- Born: 5 July 1885 Split, Kingdom of Dalmatia
- Died: 6 November 1969 (aged 84) Rome, Italy
- Occupations: Architect, engineer, urban planner

= Vincenzo Fasolo =

Italian architect (1885–1969)

Vincenzo Fasolo (5 July 1885 – 6 November 1969) was an Italian architect, engineer, urban planner, and architectural historian.

==Life and career==
Trained in Rome under Giovanni Battista Milani and Gustavo Giovannoni, he developed a positivist approach to historiography combined with a visionary design method rooted in a scenographic and eclectic reinterpretation of architectural tradition.

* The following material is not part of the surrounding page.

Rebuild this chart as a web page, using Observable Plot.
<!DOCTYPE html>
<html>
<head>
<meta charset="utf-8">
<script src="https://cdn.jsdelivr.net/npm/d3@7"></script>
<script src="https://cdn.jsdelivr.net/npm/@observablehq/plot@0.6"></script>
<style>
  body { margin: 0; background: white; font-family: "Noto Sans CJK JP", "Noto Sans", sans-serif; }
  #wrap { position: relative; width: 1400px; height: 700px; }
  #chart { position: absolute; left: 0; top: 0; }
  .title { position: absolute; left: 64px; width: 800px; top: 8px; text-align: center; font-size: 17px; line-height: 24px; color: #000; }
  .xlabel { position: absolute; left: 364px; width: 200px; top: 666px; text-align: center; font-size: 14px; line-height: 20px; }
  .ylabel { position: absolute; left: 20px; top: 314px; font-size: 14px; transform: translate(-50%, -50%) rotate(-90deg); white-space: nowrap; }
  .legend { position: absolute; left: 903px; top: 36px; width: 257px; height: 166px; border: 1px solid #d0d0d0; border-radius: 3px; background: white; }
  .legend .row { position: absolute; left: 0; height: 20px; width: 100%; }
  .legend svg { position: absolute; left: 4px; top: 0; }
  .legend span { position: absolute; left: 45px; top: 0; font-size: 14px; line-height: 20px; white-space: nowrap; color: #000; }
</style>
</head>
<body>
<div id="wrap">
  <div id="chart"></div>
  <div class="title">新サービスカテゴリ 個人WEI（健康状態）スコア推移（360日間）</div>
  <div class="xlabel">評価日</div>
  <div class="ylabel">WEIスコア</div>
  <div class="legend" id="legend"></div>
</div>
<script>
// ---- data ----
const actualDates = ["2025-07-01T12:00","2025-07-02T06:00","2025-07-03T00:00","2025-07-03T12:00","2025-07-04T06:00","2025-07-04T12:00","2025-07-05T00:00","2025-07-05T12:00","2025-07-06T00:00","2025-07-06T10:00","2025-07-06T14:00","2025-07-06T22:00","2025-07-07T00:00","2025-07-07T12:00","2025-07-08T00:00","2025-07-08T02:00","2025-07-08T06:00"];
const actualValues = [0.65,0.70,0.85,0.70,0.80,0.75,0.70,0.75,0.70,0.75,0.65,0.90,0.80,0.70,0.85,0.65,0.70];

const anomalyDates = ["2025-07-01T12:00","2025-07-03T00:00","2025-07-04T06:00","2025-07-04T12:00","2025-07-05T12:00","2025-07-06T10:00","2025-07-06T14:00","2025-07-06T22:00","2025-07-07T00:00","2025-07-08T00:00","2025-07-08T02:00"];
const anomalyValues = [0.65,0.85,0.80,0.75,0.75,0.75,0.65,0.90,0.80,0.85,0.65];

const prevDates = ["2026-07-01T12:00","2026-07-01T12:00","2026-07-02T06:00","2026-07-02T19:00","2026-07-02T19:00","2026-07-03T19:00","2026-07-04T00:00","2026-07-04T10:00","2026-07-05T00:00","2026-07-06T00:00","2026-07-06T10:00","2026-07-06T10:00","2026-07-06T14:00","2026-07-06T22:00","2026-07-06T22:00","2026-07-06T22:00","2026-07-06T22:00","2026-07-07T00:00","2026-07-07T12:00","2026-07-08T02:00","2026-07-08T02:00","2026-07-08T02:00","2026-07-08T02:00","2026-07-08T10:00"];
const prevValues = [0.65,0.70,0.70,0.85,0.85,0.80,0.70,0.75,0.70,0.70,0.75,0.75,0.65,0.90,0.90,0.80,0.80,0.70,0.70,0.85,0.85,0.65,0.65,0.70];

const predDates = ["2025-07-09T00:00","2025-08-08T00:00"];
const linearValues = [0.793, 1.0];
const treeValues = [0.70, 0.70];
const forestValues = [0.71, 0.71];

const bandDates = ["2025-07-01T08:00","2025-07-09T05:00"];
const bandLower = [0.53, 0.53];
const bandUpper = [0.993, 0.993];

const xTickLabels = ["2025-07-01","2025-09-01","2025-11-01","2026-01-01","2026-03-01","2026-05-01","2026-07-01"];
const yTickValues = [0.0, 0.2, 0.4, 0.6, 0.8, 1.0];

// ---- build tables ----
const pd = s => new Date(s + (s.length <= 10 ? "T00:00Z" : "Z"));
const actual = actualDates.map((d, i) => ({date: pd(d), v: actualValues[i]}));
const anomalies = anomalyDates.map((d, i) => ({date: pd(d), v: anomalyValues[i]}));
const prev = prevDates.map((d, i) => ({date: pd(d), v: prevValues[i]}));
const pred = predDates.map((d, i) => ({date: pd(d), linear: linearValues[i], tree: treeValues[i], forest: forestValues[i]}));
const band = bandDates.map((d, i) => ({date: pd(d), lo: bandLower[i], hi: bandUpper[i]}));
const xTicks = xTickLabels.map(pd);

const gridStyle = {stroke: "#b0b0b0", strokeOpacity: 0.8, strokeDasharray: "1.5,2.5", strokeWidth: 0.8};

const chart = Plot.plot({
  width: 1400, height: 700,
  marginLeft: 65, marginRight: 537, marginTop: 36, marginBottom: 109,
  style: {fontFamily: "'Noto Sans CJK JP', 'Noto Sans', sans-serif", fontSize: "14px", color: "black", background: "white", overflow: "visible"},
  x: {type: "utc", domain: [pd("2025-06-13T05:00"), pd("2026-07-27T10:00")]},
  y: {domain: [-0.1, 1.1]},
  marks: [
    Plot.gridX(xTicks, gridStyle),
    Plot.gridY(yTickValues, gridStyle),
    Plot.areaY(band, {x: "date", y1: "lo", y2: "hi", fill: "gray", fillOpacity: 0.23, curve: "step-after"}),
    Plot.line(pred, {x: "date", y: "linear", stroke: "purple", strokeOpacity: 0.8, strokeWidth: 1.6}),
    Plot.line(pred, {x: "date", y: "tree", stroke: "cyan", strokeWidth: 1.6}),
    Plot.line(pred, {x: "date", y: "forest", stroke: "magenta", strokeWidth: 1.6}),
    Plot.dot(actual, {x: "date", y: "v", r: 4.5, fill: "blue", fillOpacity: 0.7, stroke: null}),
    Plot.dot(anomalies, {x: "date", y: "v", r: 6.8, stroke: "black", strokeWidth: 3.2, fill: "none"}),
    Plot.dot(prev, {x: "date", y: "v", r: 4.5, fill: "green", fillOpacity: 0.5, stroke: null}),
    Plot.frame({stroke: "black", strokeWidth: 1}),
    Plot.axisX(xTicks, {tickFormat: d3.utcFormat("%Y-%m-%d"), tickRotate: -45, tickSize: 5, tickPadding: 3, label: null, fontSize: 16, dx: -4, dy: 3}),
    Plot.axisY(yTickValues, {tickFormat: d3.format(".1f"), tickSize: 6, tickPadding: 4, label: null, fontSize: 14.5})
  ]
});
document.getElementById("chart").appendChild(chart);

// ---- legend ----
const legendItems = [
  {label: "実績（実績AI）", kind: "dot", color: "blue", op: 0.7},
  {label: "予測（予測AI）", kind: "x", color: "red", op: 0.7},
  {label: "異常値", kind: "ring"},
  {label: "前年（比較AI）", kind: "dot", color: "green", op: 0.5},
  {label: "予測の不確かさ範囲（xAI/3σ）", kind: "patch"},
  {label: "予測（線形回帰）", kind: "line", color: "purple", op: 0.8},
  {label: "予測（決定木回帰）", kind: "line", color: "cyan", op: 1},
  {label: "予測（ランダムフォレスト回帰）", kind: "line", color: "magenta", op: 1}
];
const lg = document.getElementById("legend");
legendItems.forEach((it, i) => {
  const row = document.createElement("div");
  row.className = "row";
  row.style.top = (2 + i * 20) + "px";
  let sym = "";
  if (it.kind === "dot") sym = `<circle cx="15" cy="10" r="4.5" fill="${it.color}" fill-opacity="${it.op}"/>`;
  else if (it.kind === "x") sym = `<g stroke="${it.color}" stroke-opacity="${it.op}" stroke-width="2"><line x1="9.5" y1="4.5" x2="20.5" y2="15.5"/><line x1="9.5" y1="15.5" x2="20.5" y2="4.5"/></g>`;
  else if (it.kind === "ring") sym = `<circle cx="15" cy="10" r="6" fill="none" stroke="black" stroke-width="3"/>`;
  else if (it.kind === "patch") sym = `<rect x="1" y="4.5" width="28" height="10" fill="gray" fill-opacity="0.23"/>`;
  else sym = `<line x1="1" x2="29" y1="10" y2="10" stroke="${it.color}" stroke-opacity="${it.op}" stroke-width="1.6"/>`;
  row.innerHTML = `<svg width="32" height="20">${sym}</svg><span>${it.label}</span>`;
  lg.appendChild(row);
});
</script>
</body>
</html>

From 1925 to 1961, he taught at the Faculty of Architecture in Rome, serving as dean from 1954 to 1960. Alongside his academic career, Fasolo carried out an extensive body of architectural work, primarily in Rome. Notable projects include the Casa delle Civette at Villa Torlonia (1916–19), Liceo Mamiani (1924), the fire station in Via Marmorata (1926–28), the Ponte Duca d'Aosta (1936–39), and various schools and civic buildings.

As head of the Design Office of the Municipality of Rome (1912–36), Fasolo played an active role in urban planning, advocating for a "Romanist" vision aligned with Giovannoni's approach, and opposing the emerging modernist trends. A member of the academic group La Burbera, he participated in key urban debates of the 1920s and 1930s but was gradually sidelined from major Fascist-era projects.

From 1948 to 1969, he served as architect for the Fabric of Saint Peter. He was president of the Accademia di San Luca (1957–59) and founder of the journal Quaderni di architettura (1953). A prolific author, Fasolo studied Michelangelo, Piranesi, and ancient architecture, which he regarded as essential to contemporary design practice.

==Sources==
- De Guttry, Irene (1989). "Guida di Roma moderna dal 1870 ad oggi"
- Paolo Portoghesi (1969). "Dizionario enciclopedico di architettura e urbanistica"
- Rossi, Piero Ostilio (1984). "Roma. Guida all'architettura moderna (1909-1984)"
- Sgarbi, Vittorio (1991). "Dizionario dei monumenti italiani e dei loro autori. Roma dal Rinascimento ai giorni nostri"
- Terranova, Antonino (1995). "Dizionario Biografico degli Italiani"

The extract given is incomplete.